The Center participated in a week of events in Guatamala and Costa Rica, closing with a regional conference in Panama.
Associate Directors Gary Doxey and David Moore and Senior Fellows Denise and Neil Lindberg took part in a week long religious freedom conference that included events and meetings in Guatemala, Costa Rica, and Panama. The event, co- sponsored by the International Center for Law and Religion Studies, culminated in the signing of an agreement between ICLRS, The Saint Maria La Antigua Catholic University and the Latin American Consortium for Religious Freedom to work together to promote and protect religious freedom.
Events included meetings with various religious leaders, academics, and Supreme Court justices, among others. The delegation spoke at the National Assembly in Costa Rica. Gary Doxey and David Moore were also interviewed on radio and television.
A delegation from The Church of Jesus Christ of Latter-day Saints joined interfaith and government leaders, as well as academics, in Central America in late October to make history. The group signed an agreement to work more diligently together to promote and protect religious freedom.

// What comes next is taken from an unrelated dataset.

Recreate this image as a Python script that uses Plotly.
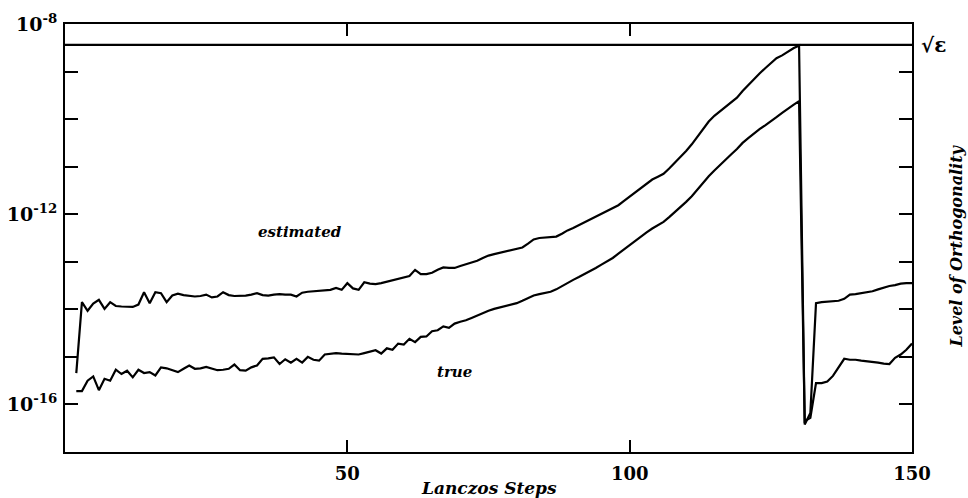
import plotly.graph_objects as go

# Lanczos steps at which the level of orthogonality is recorded
steps = list(range(2, 151))

# log10 of the estimated level of orthogonality, one value per step (2..150)
estimated_log10 = [
    -15.34, -13.85, -14.03, -13.88, -13.80, -13.99, -13.85, -13.93, -13.94, -13.94,
    -13.95, -13.90, -13.64, -13.87, -13.64, -13.66, -13.85, -13.71, -13.67, -13.70,
    -13.72, -13.73, -13.72, -13.69, -13.75, -13.73, -13.64, -13.70, -13.72, -13.72,
    -13.71, -13.69, -13.66, -13.70, -13.71, -13.69, -13.68, -13.69, -13.69, -13.73,
    -13.65, -13.63, -13.62, -13.61, -13.60, -13.59, -13.55, -13.59, -13.45, -13.56,
    -13.59, -13.43, -13.46, -13.47, -13.45, -13.42, -13.39, -13.36, -13.33, -13.30,
    -13.17, -13.26, -13.26, -13.23, -13.17, -13.12, -13.13, -13.13, -13.09, -13.05,
    -13.02, -12.98, -12.92, -12.87, -12.84, -12.81, -12.79, -12.76, -12.73, -12.70,
    -12.62, -12.53, -12.50, -12.49, -12.48, -12.47, -12.41, -12.34, -12.29, -12.23,
    -12.17, -12.11, -12.05, -11.99, -11.93, -11.87, -11.81, -11.72, -11.63, -11.54,
    -11.46, -11.36, -11.27, -11.21, -11.15, -11.04, -10.92, -10.80, -10.67, -10.53,
    -10.37, -10.22, -10.05, -9.93, -9.83, -9.75, -9.64, -9.55, -9.41, -9.28,
    -9.15, -9.04, -8.93, -8.82, -8.72, -8.66, -8.58, -8.51, -8.45, -16.42,
    -16.18, -13.87, -13.85, -13.84, -13.83, -13.82, -13.78, -13.69, -13.68, -13.66,
    -13.64, -13.62, -13.58, -13.54, -13.51, -13.49, -13.46, -13.45, -13.45,
]

# log10 of the true level of orthogonality, one value per step (2..150)
true_log10 = [
    -15.72, -15.72, -15.50, -15.41, -15.70, -15.46, -15.50, -15.27, -15.36, -15.29,
    -15.43, -15.27, -15.34, -15.32, -15.39, -15.22, -15.24, -15.28, -15.32, -15.25,
    -15.18, -15.25, -15.24, -15.21, -15.24, -15.28, -15.27, -15.25, -15.16, -15.28,
    -15.29, -15.22, -15.18, -15.04, -15.03, -15.01, -15.15, -15.05, -15.12, -15.04,
    -15.12, -15.00, -15.06, -15.08, -14.95, -14.93, -14.92, -14.93, -14.94, -14.95,
    -14.95, -14.92, -14.89, -14.86, -14.93, -14.82, -14.85, -14.72, -14.74, -14.62,
    -14.69, -14.58, -14.57, -14.46, -14.44, -14.36, -14.39, -14.30, -14.26, -14.23,
    -14.18, -14.13, -14.07, -14.03, -13.99, -13.96, -13.93, -13.90, -13.87, -13.82,
    -13.76, -13.71, -13.68, -13.65, -13.63, -13.58, -13.51, -13.44, -13.38, -13.32,
    -13.26, -13.20, -13.13, -13.06, -12.99, -12.92, -12.83, -12.74, -12.64, -12.55,
    -12.46, -12.38, -12.30, -12.23, -12.16, -12.06, -11.96, -11.86, -11.74, -11.62,
    -11.48, -11.33, -11.20, -11.08, -10.96, -10.86, -10.74, -10.63, -10.50, -10.40,
    -10.30, -10.21, -10.13, -10.05, -9.96, -9.87, -9.78, -9.70, -9.62, -16.35,
    -16.28, -15.55, -15.55, -15.52, -15.40, -15.22, -15.04, -15.06, -15.06, -15.08,
    -15.09, -15.11, -15.12, -15.14, -15.15, -15.02, -14.95, -14.85, -14.72,
]

# square root of machine precision (reorthogonalization threshold)
sqrt_eps_log10 = -8.44

x_range = [0, 150]
x_tick_vals = [50, 100, 150]
y_decades = list(range(-16, -8))  # 10^-16 .. 10^-9 tick marks
y_label_decades = [-16, -12, -8]

estimated = [10 ** v for v in estimated_log10]
true_vals = [10 ** v for v in true_log10]
sqrt_eps = 10 ** sqrt_eps_log10

y_tick_vals = [10.0 ** d for d in y_decades + [-8]]
y_tick_text = [
    (f"10<sup>{d}</sup>" if d in y_label_decades else "") for d in y_decades + [-8]
]

LINE = dict(color="black", width=2.2)
SERIF = "DejaVu Serif"

fig = go.Figure()
fig.add_trace(go.Scatter(x=steps, y=estimated, mode="lines", line=LINE,
                         name="estimated", showlegend=False))
fig.add_trace(go.Scatter(x=steps, y=true_vals, mode="lines", line=LINE,
                         name="true", showlegend=False))
fig.add_trace(go.Scatter(x=x_range, y=[sqrt_eps, sqrt_eps], mode="lines",
                         line=LINE, showlegend=False))

fig.update_xaxes(
    range=x_range,
    tickvals=x_tick_vals,
    ticks="inside", ticklen=12, tickwidth=2, tickcolor="black",
    showline=True, linewidth=2, linecolor="black", mirror="ticks",
    showgrid=False, zeroline=False, automargin=False,
    ticklabelstandoff=4,
    tickfont=dict(family=SERIF, size=18, color="black", weight="bold"),
)
fig.update_yaxes(
    type="log",
    range=[-17, -8],
    tickvals=y_tick_vals,
    ticktext=y_tick_text,
    ticks="inside", ticklen=13, tickwidth=2, tickcolor="black",
    showline=True, linewidth=2, linecolor="black", mirror="ticks",
    showgrid=False, zeroline=False, automargin=False,
    ticklabelstandoff=2,
    tickfont=dict(family=SERIF, size=19, color="black", weight="bold"),
)

label_font = dict(family=SERIF, size=15, color="black", weight="bold")
fig.add_annotation(x=41.6, y=-12.37, xref="x", yref="y",
                   text="<i>estimated</i>", showarrow=False, font=label_font)
fig.add_annotation(x=68.9, y=-15.31, xref="x", yref="y",
                   text="<i>true</i>", showarrow=False, font=label_font)
fig.add_annotation(x=1.0, xref="paper", y=sqrt_eps_log10, yref="y",
                   xanchor="left", xshift=7, text="√ε", showarrow=False,
                   font=dict(family=SERIF, size=20, color="black", weight="bold"))
fig.add_annotation(x=1.0, xref="paper", y=0.48, yref="paper",
                   xanchor="center", xshift=45,
                   text="<i>Level of Orthogonality</i>", textangle=-90,
                   showarrow=False,
                   font=dict(family=SERIF, size=16, color="black", weight="bold"))
fig.add_annotation(x=0.5, xref="paper", y=0.0, yref="paper",
                   yanchor="middle", yshift=-36,
                   text="<i>Lanczos Steps</i>", showarrow=False,
                   font=dict(family=SERIF, size=17, color="black", weight="bold"))

fig.update_layout(
    width=968, height=498,
    margin=dict(l=65, r=56, t=24, b=46, autoexpand=False),
    paper_bgcolor="white", plot_bgcolor="white",
)

fig.write_html("out.html")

Denise Lindberg, senior judge of the U.S. District Court in Utah, and David Moore, associate director of BYU’s International Center for Law and Religion Studies, traveled with Doxey to the conference. At a devotional broadcast, the trio also spoke to Church members across the region. They were joined by Elder Alan R. Walker of the Central America Area Presidency, who encouraged civility while defending religious freedom.
“When you see storm clouds on the horizon, you know that a storm is on the way, and you need to prepare to protect yourself,” said conference participant Gary Doxey, associate director for the International Center for Law and Religion Studies at Brigham Young University (BYU).

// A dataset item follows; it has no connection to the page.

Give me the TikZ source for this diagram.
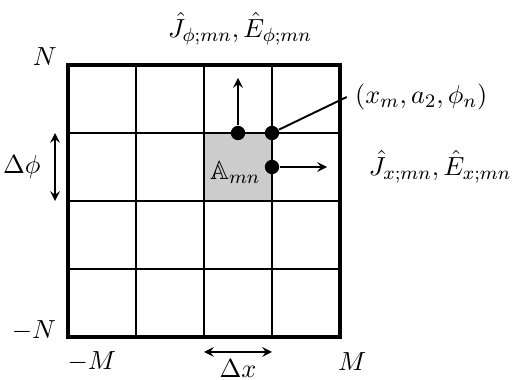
\documentclass[tikz,border=0pt]{standalone}
\usepackage{amssymb}
\begin{document}
\begin{tikzpicture}[>=stealth, font=\fontsize{11}{13}\selectfont,
  dot/.style={circle, fill, inner sep=0pt, minimum size=6pt}]
  \useasboundingbox (-1,-0.632) rectangle (6.559,4.956);
  % cell and grid
  \fill[gray!40] (2,2) rectangle (3,3);
  \draw[line width=0.6pt] (0,0) grid (4,4);
  \draw[line width=1.7pt] (0,0) rectangle (4,4);
  \draw[line width=1.2pt] (2,2) rectangle (3,3);
  \node at (2.46,2.42) {$\mathbb{A}_{mn}$};
  % sample points
  \node[dot] (top)    at (2.5,3) {};
  \node[dot] (corner) at (3,3)   {};
  \node[dot] (side)   at (3,2.5) {};
  \coordinate (up)    at (2.5,3.81);
  \coordinate (right) at (3.81,2.5);
  \draw[->, thick] (top) -- (up);
  \draw[->, thick] (side) -- (right);
  \node[right] (pos) at (4.1,3.53) {$(x_m, a_2, \phi_n)$};
  \draw[thick] (corner) -- (pos.west);
  \node (Jphi) at (2.53,4.53) {$\hat{J}_{\phi;mn}, \hat{E}_{\phi;mn}$};
  \node[right] (Jx) at (4.3,2.5) {$\hat{J}_{x;mn}, \hat{E}_{x;mn}$};
  % limits
  \node at (-0.34,4.12) {$N$};
  \node at (-0.5,0.1)   {$-N$};
  \node at (0.35,-0.36) {$-M$};
  \node at (4.18,-0.36) {$M$};
  % spacings
  \coordinate (x0) at (2,-0.22);
  \coordinate (x1) at (3,-0.22);
  \draw[<->, thick] (x0) -- (x1);
  \node at (2.5,-0.47) {$\Delta x$};
  \coordinate (p0) at (-0.19,2);
  \coordinate (p1) at (-0.19,3);
  \draw[<->, thick] (p0) -- (p1);
  \node at (-0.68,2.5) {$\Delta\phi$};
\end{tikzpicture}
\end{document}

“With rising militant secularism and a decrease in religion generally, there is a critical need to put in place — working together — rules and statutes that protect the freedom of religion and belief space for believer and the non-believer alike,” Doxey continued.
The weeklong religious freedom conference included a series of events and meetings in Guatemala, Costa Rica and Panama.
“In recent times, 71% of the government[s] of Latin American countries have increased restriction on religious freedom,” added Doxey.
The conference attracted former heads of state, members of congress, Catholic archbishops and other clergy, human rights directors, heads of universities, chief justices and pro-family associations to learn and discuss next steps in preserving religious freedom.
During the nationally televised conference, presentations were made to a packed Costa Rica parliament. The conference concluded with the signing of an agreement among the BYU J. Reuben Clark Law School, the Saint Maria La Antigua Catholic University and the Latin American Consortium for Religious Freedom to work together in the future.
“Be respectful of the law, be kind citizens and follow the teachings of Jesus Christ — always being firm in your beliefs,” Walker said. “But be loving of all others and respect freedom of religion and belief.”